New Delhi, Nov. 13: After the government decided in principle last month to cobble a bailout package for Industrial Finance Corporation of India (IFCI), it is stepping in again to get the ailing financial institution off the hook.
This time the government has decided to stand guarantee for the funds that IFCI needs to raise from domestic banks in order to repay foreign loans worth $ 100 million (about Rs 500 crore) that it had borrowed five years ago.
The foreign creditors have exercised their put option to recall the loans and IFCI is scrambling to raise the funds to avoid a potential default. The domestic lenders have told IFCI that they will not lend to the ailing institution unless there is a government guarantee. The government has been forced to step in since a default on a foreign borrowing by IFCI could hurt its sovereign credit ratings.
“The Cabinet will have to clear the proposal before the due date of November 29 failing which the default will affect the country's sovereign ratings,” sources said.
The government is keen to avoid the publicity that IFCI will generate in the event of a payment default, sources said.
The financial institution, whose future existence depends on the bailout package whose size has not been determined as yet, had raised the money in 1997 at around 7 per cent rate of interest from a syndicate of banks led by Bank of Tokyo Mitsubishi. The syndicate of lenders included nine Asian banks that stumped up $ 67 million, three European banks who put up $ 17 million and two Indian banks — State Bank of India ($ 13 million) and India Bank ($ 3 million).
IFCI officials say the need arose as the syndicate has decided to exercise the ‘put option clause after 5 years’ though the loan is for a seven-year period.
This is the third time the government has been forced to extend its guarantee to IFCI. On the first occasion, the institution had to settle payments of around Rs 500 crore for its floating rate notes (FRN) issue and the second was for the Rs 300-crore SLR bonds. This takes the total worth of guarantees extended till date to IFCI to Rs 1,300 crore.
IFCI has of late run into rough weather due to its high-cost borrowings, discontinuation of SLR bonds from the RBI and payment defaults by around seven to eight well-established corporate groups each to the tune of Rs 800-1200 crore.

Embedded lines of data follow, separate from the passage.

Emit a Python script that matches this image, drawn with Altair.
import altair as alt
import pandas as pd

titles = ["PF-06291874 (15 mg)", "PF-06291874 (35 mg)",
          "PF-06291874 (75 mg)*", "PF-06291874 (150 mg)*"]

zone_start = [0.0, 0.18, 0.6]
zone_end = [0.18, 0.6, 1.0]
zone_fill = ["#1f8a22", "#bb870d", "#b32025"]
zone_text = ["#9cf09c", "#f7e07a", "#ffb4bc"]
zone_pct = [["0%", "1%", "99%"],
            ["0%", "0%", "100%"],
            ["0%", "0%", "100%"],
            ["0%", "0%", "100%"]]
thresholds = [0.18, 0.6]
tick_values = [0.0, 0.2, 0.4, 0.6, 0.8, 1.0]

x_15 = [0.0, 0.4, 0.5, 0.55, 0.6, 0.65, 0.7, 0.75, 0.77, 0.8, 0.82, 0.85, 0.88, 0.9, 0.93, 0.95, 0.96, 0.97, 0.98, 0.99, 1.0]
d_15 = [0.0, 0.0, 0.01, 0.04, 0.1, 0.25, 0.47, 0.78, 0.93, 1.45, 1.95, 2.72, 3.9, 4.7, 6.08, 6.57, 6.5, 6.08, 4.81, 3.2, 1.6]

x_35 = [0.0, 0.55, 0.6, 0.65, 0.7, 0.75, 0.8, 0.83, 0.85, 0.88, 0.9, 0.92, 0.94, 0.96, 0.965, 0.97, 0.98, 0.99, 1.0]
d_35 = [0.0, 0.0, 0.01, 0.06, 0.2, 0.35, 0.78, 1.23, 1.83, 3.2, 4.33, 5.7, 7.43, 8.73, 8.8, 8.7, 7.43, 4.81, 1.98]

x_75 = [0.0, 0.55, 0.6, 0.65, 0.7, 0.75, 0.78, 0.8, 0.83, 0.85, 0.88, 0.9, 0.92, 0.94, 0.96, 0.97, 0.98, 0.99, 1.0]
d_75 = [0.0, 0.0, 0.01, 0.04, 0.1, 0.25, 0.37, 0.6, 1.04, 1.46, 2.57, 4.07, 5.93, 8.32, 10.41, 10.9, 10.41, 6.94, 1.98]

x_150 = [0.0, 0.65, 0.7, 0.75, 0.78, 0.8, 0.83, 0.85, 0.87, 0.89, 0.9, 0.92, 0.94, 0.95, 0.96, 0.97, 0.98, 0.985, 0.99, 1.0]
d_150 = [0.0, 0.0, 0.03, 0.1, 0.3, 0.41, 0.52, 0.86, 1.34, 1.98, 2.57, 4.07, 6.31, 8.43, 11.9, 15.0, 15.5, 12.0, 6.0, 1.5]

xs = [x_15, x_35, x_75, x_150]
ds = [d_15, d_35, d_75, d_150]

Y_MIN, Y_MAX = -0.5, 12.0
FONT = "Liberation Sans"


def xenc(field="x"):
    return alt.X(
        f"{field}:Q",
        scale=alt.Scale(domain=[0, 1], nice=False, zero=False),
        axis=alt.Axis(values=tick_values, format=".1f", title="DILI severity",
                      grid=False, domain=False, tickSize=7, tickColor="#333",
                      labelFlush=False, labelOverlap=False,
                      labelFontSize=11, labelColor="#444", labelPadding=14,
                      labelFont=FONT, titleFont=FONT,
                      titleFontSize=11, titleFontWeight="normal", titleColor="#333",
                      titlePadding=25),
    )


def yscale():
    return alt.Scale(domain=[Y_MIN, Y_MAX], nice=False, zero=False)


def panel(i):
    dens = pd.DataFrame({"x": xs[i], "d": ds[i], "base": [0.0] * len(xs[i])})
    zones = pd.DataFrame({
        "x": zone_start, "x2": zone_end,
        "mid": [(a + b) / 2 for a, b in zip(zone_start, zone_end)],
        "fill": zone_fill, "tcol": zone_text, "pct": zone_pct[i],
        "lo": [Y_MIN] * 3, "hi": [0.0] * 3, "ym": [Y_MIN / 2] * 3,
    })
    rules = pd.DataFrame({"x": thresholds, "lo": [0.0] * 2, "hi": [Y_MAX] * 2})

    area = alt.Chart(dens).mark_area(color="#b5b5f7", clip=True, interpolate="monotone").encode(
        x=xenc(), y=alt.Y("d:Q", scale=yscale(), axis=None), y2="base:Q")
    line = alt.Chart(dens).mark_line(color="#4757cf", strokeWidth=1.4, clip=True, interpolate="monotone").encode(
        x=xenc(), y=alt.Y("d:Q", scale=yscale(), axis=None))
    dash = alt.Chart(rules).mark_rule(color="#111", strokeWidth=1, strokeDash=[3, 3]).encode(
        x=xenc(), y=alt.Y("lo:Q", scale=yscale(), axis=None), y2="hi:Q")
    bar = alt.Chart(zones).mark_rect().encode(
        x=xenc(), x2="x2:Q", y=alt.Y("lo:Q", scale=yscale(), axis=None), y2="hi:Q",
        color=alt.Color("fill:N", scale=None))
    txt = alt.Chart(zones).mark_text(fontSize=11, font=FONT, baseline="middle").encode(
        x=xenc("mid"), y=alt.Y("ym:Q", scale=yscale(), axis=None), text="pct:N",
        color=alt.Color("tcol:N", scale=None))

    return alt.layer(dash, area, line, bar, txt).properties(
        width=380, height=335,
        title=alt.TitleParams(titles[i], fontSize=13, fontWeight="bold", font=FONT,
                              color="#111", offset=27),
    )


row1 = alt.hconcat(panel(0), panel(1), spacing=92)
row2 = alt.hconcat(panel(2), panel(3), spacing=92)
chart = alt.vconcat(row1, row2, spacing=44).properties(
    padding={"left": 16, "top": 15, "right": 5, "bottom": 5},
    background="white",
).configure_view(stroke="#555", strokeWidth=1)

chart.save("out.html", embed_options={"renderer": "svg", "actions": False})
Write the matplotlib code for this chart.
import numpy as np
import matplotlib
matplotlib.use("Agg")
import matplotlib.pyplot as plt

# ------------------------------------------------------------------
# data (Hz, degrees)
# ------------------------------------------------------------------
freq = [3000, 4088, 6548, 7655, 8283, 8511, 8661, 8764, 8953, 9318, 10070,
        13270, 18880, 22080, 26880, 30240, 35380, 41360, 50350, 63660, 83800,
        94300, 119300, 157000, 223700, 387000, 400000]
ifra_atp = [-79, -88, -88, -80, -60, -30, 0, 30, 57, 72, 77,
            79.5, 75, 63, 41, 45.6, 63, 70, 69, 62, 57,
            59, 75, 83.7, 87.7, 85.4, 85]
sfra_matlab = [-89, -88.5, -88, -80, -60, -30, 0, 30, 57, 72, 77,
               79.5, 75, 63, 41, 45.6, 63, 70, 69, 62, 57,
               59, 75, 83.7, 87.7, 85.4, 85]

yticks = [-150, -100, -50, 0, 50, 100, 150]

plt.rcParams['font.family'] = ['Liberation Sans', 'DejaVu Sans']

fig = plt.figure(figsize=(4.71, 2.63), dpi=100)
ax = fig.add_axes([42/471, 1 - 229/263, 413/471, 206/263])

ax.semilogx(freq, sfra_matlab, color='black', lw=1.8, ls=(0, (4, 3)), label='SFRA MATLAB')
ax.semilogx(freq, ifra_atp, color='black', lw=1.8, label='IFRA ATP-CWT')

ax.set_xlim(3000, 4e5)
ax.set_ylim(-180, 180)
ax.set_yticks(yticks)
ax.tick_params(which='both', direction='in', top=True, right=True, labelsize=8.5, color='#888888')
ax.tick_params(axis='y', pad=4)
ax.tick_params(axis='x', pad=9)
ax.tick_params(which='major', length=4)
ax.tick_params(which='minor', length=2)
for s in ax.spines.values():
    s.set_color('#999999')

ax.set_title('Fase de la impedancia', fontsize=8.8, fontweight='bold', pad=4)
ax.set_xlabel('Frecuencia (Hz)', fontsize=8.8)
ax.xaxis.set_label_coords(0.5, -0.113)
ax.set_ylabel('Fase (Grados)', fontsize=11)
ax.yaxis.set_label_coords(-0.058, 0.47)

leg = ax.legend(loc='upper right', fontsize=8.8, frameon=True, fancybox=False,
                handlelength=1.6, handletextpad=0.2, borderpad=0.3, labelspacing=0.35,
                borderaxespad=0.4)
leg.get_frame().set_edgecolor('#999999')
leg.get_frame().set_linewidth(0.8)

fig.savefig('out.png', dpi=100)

The institution is looking at different ways of generating revenues and, as part of this exercise, has decided to lease the seventh and eighth floor of the institution’s headquarter building to consumer electronics major Samsung India.
Last month, finance secretary S Narayan had a meeting with the institution’s equityholders and lenders to decide on the nature and modalities of the bailout package.
The financial institution is straddled with a net deficit of Rs 884.7 crore for the year to March 31, 2002 and has reported a higher loss of Rs 222 crore in the first quarter of 2002-03 up from Rs 27.8 crore in the year-ago period. Its non-performing assets (NPAs) stood at a whopping 22.1 per cent worth Rs 3,897 crore.